This doctrine was first taught to the church in Ohio. In later years, in Nauvoo, Smith seemed willing to accept its paternity, and in an article in the Times and Seasons of April 15, x 842, signed "Ed.," when he was its editor, he said that he was the first to point it out. The article shows, however, that it was doubtless written by Rigdon, as it indicates a knowledge of the practice of such baptism by the Marcionites in the second century, and of Chrysostom's explanation of it. A note on Corinthians xv. 29, in "The New Testament Commentary for English Readers," edited by Lord Bishop Ellicott of Gloucester and Bristol (London, 1878), gives the following historical sketch of the practice:—

"There have been numerous and ingenious conjectures as to the meaning of this passage. The only tenable interpretation is that there existed amongst some of the Christians at Corinth a practice of baptizing a living person in the stead of some convert who had died before that sacrament had been administered to him. Such a practice existed amongst the Marcionites in the second century, and still earlier amongst a sect called the Cerinthians. The idea evidently was that, whatever benefit flowed from baptism, might be thus vicariously secured for the deceased Christian. St. Chrysostom gives the following description of it:—

"After a catechumen (one prepared for baptism but not actually baptized) was dead, they hid a living man under the bed of the deceased; then, coming to the bed of the dead man, they spoke to him, and asked whether he would receive baptism; and, he making no answer, the other replied in his stead, and so they baptized the living for the dead: Does St. Paul then, by what he here says, sanction the superstitious practice? Certainly not. He carefully separated himself and the Corinthians, to whom he immediately addresses himself, from those who adopted this custom .... Those who do that, and disbelieve a resurrection, refute themselves. This custom possibly sprang up among the Jewish converts, who had been accustomed to something similar in their faith. If a Jew died without having been purified from some ceremonial uncleanness, some living person had the necessary ablution performed on him, and the dead were so accounted clean."

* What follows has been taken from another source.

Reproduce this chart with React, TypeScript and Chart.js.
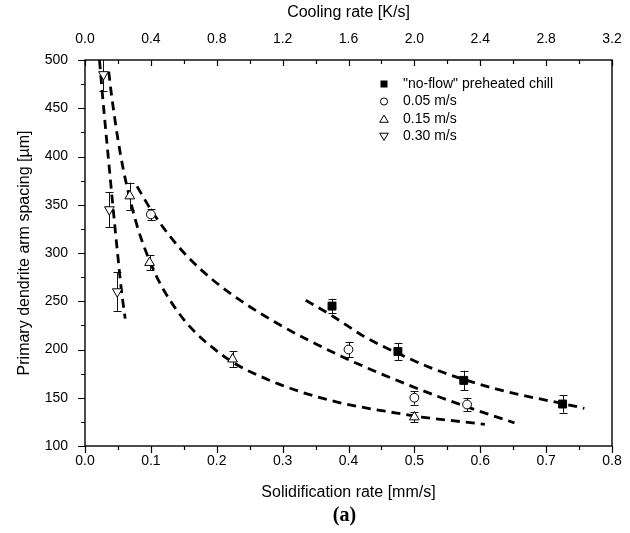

Other commentators have found means to explain this text without giving it reference to a baptism for dead persons, as, for instance, that it means, "with an interest in the resurrection of the dead."* Another explanation is that by "the dead" is meant the dead Christ, as referred to in Romans vi. 3, "Know ye not that so many of us as were baptized into Jesus Christ were baptized into his death?"

* "Commentary by Bishops and Other Clergy of the Anglican
Church."

This doctrine was a very taking one with the uneducated Mormon converts who crowded into Nauvoo, and the church officers saw in it a means to hasten the work on the Temple. At first families would meet on the bank of the Mississippi River, and some one, of the order of the Melchisedec Priesthood, would baptize them wholesale for all their dead relatives whose names they could remember, each sex for relatives of the same. But as soon as the font in the Temple was ready for use, these baptisms were restricted to that edifice, and it was required that all the baptized should have paid their tithings. At a conference at Nauvoo in October, 1841, Smith said that those who neglected the baptism of their dead "did it at the peril of their own salvation."*

* Times and Seasons, Vol. II, p. 578.

The form of church government, as worked out in the early days, is set forth in the "Book of Doctrine and Covenants." The first officers provided for were the twelve apostles,* and the next the elders, priests, teachers, and deacons, Edward Partridge being announced as the first bishop in 1831. The church was loosely governed for the first years after its establishment at Kirtland. A guiding power was provided for in a revelation of March 8, 1833 (Sec. 90), when Smith was told by the Lord that Rigdon and F. G. Williams were accounted as equal with him "in holding the keys of this last kingdom." These three first held the famous office of the First Presidency, representing the Trinity.

* (Sec. 18, June, 1829.)

On February 17, 1834 (Sec. 102), a General High Council of twenty-four High Priests assembled at Smith's house in Kirtland and organized the High Council of the church, consisting of Twelve High Priests, with one or three Presidents, as the case might require. The office of High Priest, and the organization of a High Council were apparently an afterthought, and were added to the "revelation" after its publication in the "Book of Commandments." Other forms of organization that were from time to time decided on were announced in a revelation dated March 28, 1835 (Sec. 107), which defined the two priesthoods, Melchisedec and Aaronic, and their powers. There were to be three Presiding High Priests to form a Quorum of the Presidency of the church; a Seventy, called to preach the Gospel, who would form a Quorum equal in authority to the Quorum of the Twelve, and be presided over by seven of their number. Smith soon organized two of these Quorums of Seventies. At the time of the dedications of the Temple at Nauvoo, in 1844, there were fifteen of them, and to-day they number more than 120.